Emerging markets far outpaced these gains. China's Shanghai Composite index, for example, rose by more than 70% on a dollar basis, India's BSE Sensex 30 index by almost 80%, and Brazil's Bovespa index by more than 130%.
Now with signs of global economic recovery, expect a continuation in the equity rally generally, as well as a leading role for the emerging economies, though perhaps without quite so much drama or by such a wide margin.
Apart from prospective economic growth, the key to this ongoing rally lies in a continued flow of central bank liquidity. The Federal Reserve and just about every other central bank had responded to the financial crisis by easing monetary policy dramatically.
The Fed has taken its benchmark federal funds rate down by 175 basis points to 0.25% currently from 2.0% in October 2008. The European Central Bank has cut its benchmark rate by 325 basis points during this same time to 1.0% presently, and the Bank of England has brought down its benchmark rate by 450 basis points. Accordingly, bank reserves have soared in Europe, Asia and the United States.
This flow of liquidity has certainly supported the positive market gains so far, and, if remarks by Fed Chairman Ben Bernanke are any guide, this will continue well into the new year. Though later in the year, the Fed and the world's other central banks should begin to again absorb this excess of liquidity. Global markets should by then have enough genuine economic momentum behind them to withstand the monetary policy change.
In this expected economic and policy climate, the American market promises further gains. Though the recovery doubtless will develop more gradually than past cyclical upswings, the operating leverage of American industry is such that even moderate increases in economic activity can generate impressive earnings gains, very likely in excess of 25% in 2010.
Stock prices should reflect at least some of that profits rebound. Adding to these earnings and market prospects, the dollar's lost value on foreign markets, not just in the last few months but more fundamentally and meaningfully for the last five to seven years, has relieved American industry of the global pricing headwind it has faced for decades.
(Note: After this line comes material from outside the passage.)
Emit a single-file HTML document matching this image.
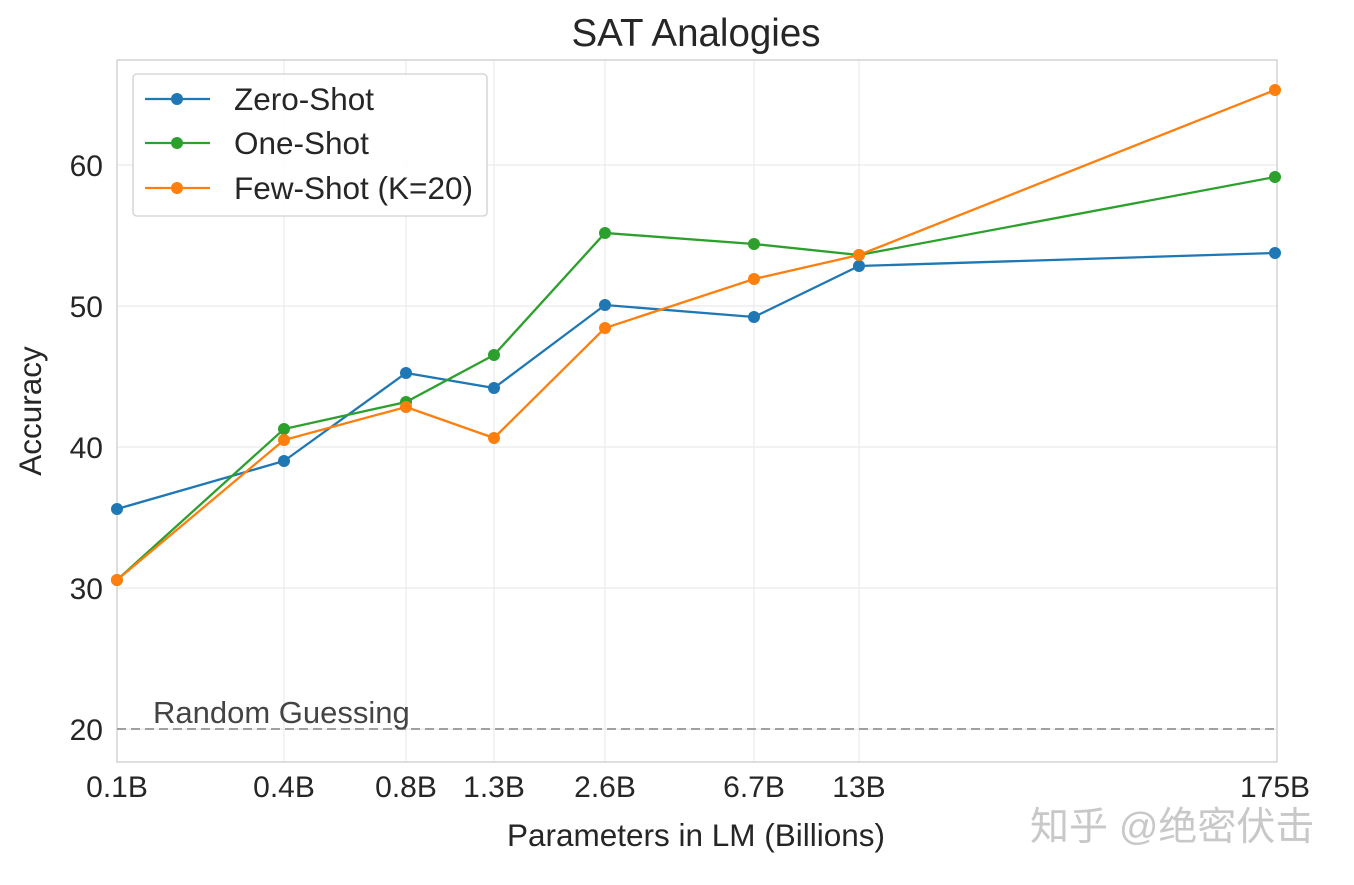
<!DOCTYPE html>
<html><head><meta charset="utf-8"><style>
body{margin:0;background:#fff;}
svg text{font-family:"Liberation Sans","Noto Sans CJK SC",sans-serif;}
</style></head><body>
<svg width="1354" height="880" xmlns="http://www.w3.org/2000/svg">
<rect width="1354" height="880" fill="#fff"/>
<g stroke="#ebebeb" stroke-width="1.2">
<line x1="117" y1="165" x2="1277" y2="165"/><line x1="117" y1="306" x2="1277" y2="306"/>
<line x1="117" y1="447" x2="1277" y2="447"/><line x1="117" y1="588" x2="1277" y2="588"/>
<line x1="117" y1="729" x2="1277" y2="729"/>
<line x1="284" y1="60" x2="284" y2="762"/><line x1="406" y1="60" x2="406" y2="762"/>
<line x1="494" y1="60" x2="494" y2="762"/><line x1="605" y1="60" x2="605" y2="762"/>
<line x1="754" y1="60" x2="754" y2="762"/><line x1="859" y1="60" x2="859" y2="762"/>
</g>
<rect x="117" y="60" width="1160" height="702" fill="none" stroke="#cccccc" stroke-width="1.3"/>
<line x1="117" y1="729" x2="1277" y2="729" stroke="#a0a0a0" stroke-width="2" stroke-dasharray="9,5"/>
<text x="153" y="723" font-size="31" fill="#444">Random Guessing</text>
<g fill="none" stroke-width="2.3">
<polyline stroke="#1f77b4" points="117,509 284,461 406,373 494,388 605,305 754,317 859,266 1275,253"/>
<polyline stroke="#2ca02c" points="117,580 284,429 406,402 494,355 605,233 754,244 859,255 1275,177"/>
<polyline stroke="#ff7f0e" points="117,580 284,440 406,407 494,438 605,328 754,279 859,255 1275,90"/>
</g>
<g fill="#1f77b4"><circle cx="117" cy="509" r="6"/><circle cx="284" cy="461" r="6"/><circle cx="406" cy="373" r="6"/><circle cx="494" cy="388" r="6"/><circle cx="605" cy="305" r="6"/><circle cx="754" cy="317" r="6"/><circle cx="859" cy="266" r="6"/><circle cx="1275" cy="253" r="6"/></g>
<g fill="#2ca02c"><circle cx="117" cy="580" r="6"/><circle cx="284" cy="429" r="6"/><circle cx="406" cy="402" r="6"/><circle cx="494" cy="355" r="6"/><circle cx="605" cy="233" r="6"/><circle cx="754" cy="244" r="6"/><circle cx="859" cy="255" r="6"/><circle cx="1275" cy="177" r="6"/></g>
<g fill="#ff7f0e"><circle cx="117" cy="580" r="6"/><circle cx="284" cy="440" r="6"/><circle cx="406" cy="407" r="6"/><circle cx="494" cy="438" r="6"/><circle cx="605" cy="328" r="6"/><circle cx="754" cy="279" r="6"/><circle cx="859" cy="255" r="6"/><circle cx="1275" cy="90" r="6"/></g>
<rect x="133" y="74" width="354" height="142" rx="4" fill="#fff" fill-opacity="0.85" stroke="#d0d0d0" stroke-width="1.3"/>
<line x1="145" y1="99" x2="210" y2="99" stroke="#1f77b4" stroke-width="2.3"/><circle cx="177" cy="99" r="6" fill="#1f77b4"/>
<line x1="145" y1="143" x2="210" y2="143" stroke="#2ca02c" stroke-width="2.3"/><circle cx="177" cy="143" r="6" fill="#2ca02c"/>
<line x1="145" y1="188" x2="210" y2="188" stroke="#ff7f0e" stroke-width="2.3"/><circle cx="177" cy="188" r="6" fill="#ff7f0e"/>
<g font-size="31.5" fill="#262626">
<text x="234" y="110">Zero-Shot</text><text x="234" y="154">One-Shot</text><text x="234" y="199">Few-Shot (K=20)</text>
</g>
<text x="696" y="46" font-size="38.5" fill="#262626" text-anchor="middle">SAT Analogies</text>
<g font-size="30" fill="#262626" text-anchor="end">
<text x="103" y="176">60</text><text x="103" y="317">50</text><text x="103" y="458">40</text><text x="103" y="599">30</text><text x="103" y="740">20</text>
</g>
<g font-size="30" fill="#262626" text-anchor="middle">
<text x="117" y="797">0.1B</text><text x="284" y="797">0.4B</text><text x="406" y="797">0.8B</text><text x="494" y="797">1.3B</text><text x="605" y="797">2.6B</text><text x="754" y="797">6.7B</text><text x="859" y="797">13B</text><text x="1275" y="797">175B</text>
</g>
<text x="696" y="846" font-size="31.5" fill="#262626" text-anchor="middle">Parameters in LM (Billions)</text>
<text transform="translate(41,411) rotate(-90)" font-size="31.5" fill="#262626" text-anchor="middle">Accuracy</text>
<text x="1030" y="840" font-size="39" fill="#c8c8c8">知乎 @绝密伏击</text>
</svg>
</body></html>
With the dollar likely to continue its long-term losses, however, prospects abroad may look still better than in American markets.
For European investments, currency is the primary basis to any premium returns over America. Otherwise, there is little to suggest that stocks in these developed European markets will outperform American indices.
These economies have the same policy burdens with the United States, while the legacy of past excess should keep their recovery pace as moderate as America's.
If anything, earnings in developed Europe will grow somewhat more slowly than in the States, not the least because European exporters and producers generally no longer have the advantage of undervalued currencies. But still, with little chance of a dollar rally in the current climate and the possibility of dollar declines, the currency effect should add enough return to make some European exposure attractive.
Japan may offer more than either America or developed Europe on at least three accounts. First, Japan was spared much of the strain of the financial crisis that was so virulent in America and Europe and that has left scars.
Second, Japan's new government may offer a new growth strategy based on the consumer, something the country has needed for some time, though the government's policy agenda remains confused in other respects.
Third, Japan has close economic ties to China, which continues as a major engine of world growth that should buoy Japanese exports into 2010, despite the recent strength of the yen, and consequently overall Japanese growth as well.
Compared to all these developed markets, emerging economies, particularly in Asia and in parts of Latin America, offer considerably more potential for the new year and for the longer term.
To be sure, the Chinese, Indian, South Korean, Brazilian, Chilean and similar markets suffer considerable volatility. They can surge way ahead of the fundamentals at times and then suddenly undergo periods of loss as dramatic and intense as their gains. But by and large, their more favorable fundamentals should lift these markets accordingly over time.